-- Given data start --

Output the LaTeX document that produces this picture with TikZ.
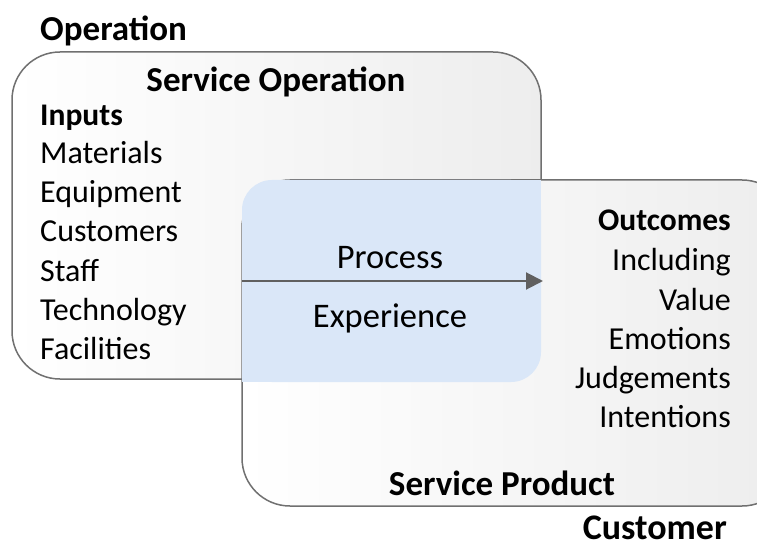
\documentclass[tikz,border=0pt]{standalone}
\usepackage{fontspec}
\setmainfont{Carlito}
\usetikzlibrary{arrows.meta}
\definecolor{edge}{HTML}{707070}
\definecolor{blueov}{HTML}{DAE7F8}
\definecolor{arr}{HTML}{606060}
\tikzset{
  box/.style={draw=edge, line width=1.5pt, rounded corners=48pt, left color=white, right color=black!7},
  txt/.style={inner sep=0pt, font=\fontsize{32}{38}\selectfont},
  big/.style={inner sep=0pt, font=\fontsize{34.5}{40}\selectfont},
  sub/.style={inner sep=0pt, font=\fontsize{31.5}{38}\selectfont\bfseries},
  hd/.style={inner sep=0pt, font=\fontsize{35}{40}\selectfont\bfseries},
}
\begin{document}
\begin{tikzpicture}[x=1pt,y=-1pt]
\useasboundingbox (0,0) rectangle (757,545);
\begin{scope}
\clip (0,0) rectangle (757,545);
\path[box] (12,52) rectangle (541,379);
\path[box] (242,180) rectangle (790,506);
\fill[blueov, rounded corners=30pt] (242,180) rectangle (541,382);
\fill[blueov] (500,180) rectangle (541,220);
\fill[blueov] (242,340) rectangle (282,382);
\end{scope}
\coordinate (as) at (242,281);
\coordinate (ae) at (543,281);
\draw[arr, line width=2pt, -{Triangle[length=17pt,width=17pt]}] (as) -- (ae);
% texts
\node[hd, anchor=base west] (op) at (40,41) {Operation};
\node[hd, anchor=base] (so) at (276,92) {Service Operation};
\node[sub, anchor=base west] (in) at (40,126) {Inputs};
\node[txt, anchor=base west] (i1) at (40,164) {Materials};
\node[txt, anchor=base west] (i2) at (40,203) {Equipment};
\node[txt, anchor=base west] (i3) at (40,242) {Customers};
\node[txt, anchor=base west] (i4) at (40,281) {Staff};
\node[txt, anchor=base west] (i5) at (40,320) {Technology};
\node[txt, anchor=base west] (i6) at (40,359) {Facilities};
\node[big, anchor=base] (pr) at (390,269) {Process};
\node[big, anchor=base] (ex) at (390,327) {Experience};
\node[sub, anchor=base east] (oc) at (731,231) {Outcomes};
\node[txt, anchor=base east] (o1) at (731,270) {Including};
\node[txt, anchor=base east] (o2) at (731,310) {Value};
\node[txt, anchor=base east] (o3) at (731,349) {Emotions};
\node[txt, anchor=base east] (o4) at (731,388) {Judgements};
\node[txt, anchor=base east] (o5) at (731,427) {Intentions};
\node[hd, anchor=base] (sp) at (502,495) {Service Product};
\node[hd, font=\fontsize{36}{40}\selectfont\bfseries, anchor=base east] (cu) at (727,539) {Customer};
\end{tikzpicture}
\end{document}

-- Given data end --

* _Exercise goal_: Give back the whole listing as it stands, minus its pictures.

* _Written solution_:
Output the LaTeX document that produces this picture with TikZ.
\documentclass[tikz,border=0pt]{standalone}
\usepackage{fontspec}
\setmainfont{Carlito}
\usetikzlibrary{arrows.meta}
\definecolor{edge}{HTML}{707070}
\definecolor{blueov}{HTML}{DAE7F8}
\definecolor{arr}{HTML}{606060}
\tikzset{
  box/.style={draw=edge, line width=1.5pt, rounded corners=48pt, left color=white, right color=black!7},
  txt/.style={inner sep=0pt, font=\fontsize{32}{38}\selectfont},
  big/.style={inner sep=0pt, font=\fontsize{34.5}{40}\selectfont},
  sub/.style={inner sep=0pt, font=\fontsize{31.5}{38}\selectfont\bfseries},
  hd/.style={inner sep=0pt, font=\fontsize{35}{40}\selectfont\bfseries},
}
\begin{document}
\begin{tikzpicture}[x=1pt,y=-1pt]
\useasboundingbox (0,0) rectangle (757,545);
\begin{scope}
\clip (0,0) rectangle (757,545);
\path[box] (12,52) rectangle (541,379);
\path[box] (242,180) rectangle (790,506);
\fill[blueov, rounded corners=30pt] (242,180) rectangle (541,382);
\fill[blueov] (500,180) rectangle (541,220);
\fill[blueov] (242,340) rectangle (282,382);
\end{scope}
\coordinate (as) at (242,281);
\coordinate (ae) at (543,281);
\draw[arr, line width=2pt, -{Triangle[length=17pt,width=17pt]}] (as) -- (ae);
% texts
\node[hd, anchor=base west] (op) at (40,41) {Operation};
\node[hd, anchor=base] (so) at (276,92) {Service Operation};
\node[sub, anchor=base west] (in) at (40,126) {Inputs};
\node[txt, anchor=base west] (i1) at (40,164) {Materials};
\node[txt, anchor=base west] (i2) at (40,203) {Equipment};
\node[txt, anchor=base west] (i3) at (40,242) {Customers};
\node[txt, anchor=base west] (i4) at (40,281) {Staff};
\node[txt, anchor=base west] (i5) at (40,320) {Technology};
\node[txt, anchor=base west] (i6) at (40,359) {Facilities};
\node[big, anchor=base] (pr) at (390,269) {Process};
\node[big, anchor=base] (ex) at (390,327) {Experience};
\node[sub, anchor=base east] (oc) at (731,231) {Outcomes};
\node[txt, anchor=base east] (o1) at (731,270) {Including};
\node[txt, anchor=base east] (o2) at (731,310) {Value};
\node[txt, anchor=base east] (o3) at (731,349) {Emotions};
\node[txt, anchor=base east] (o4) at (731,388) {Judgements};
\node[txt, anchor=base east] (o5) at (731,427) {Intentions};
\node[hd, anchor=base] (sp) at (502,495) {Service Product};
\node[hd, font=\fontsize{36}{40}\selectfont\bfseries, anchor=base east] (cu) at (727,539) {Customer};
\end{tikzpicture}
\end{document}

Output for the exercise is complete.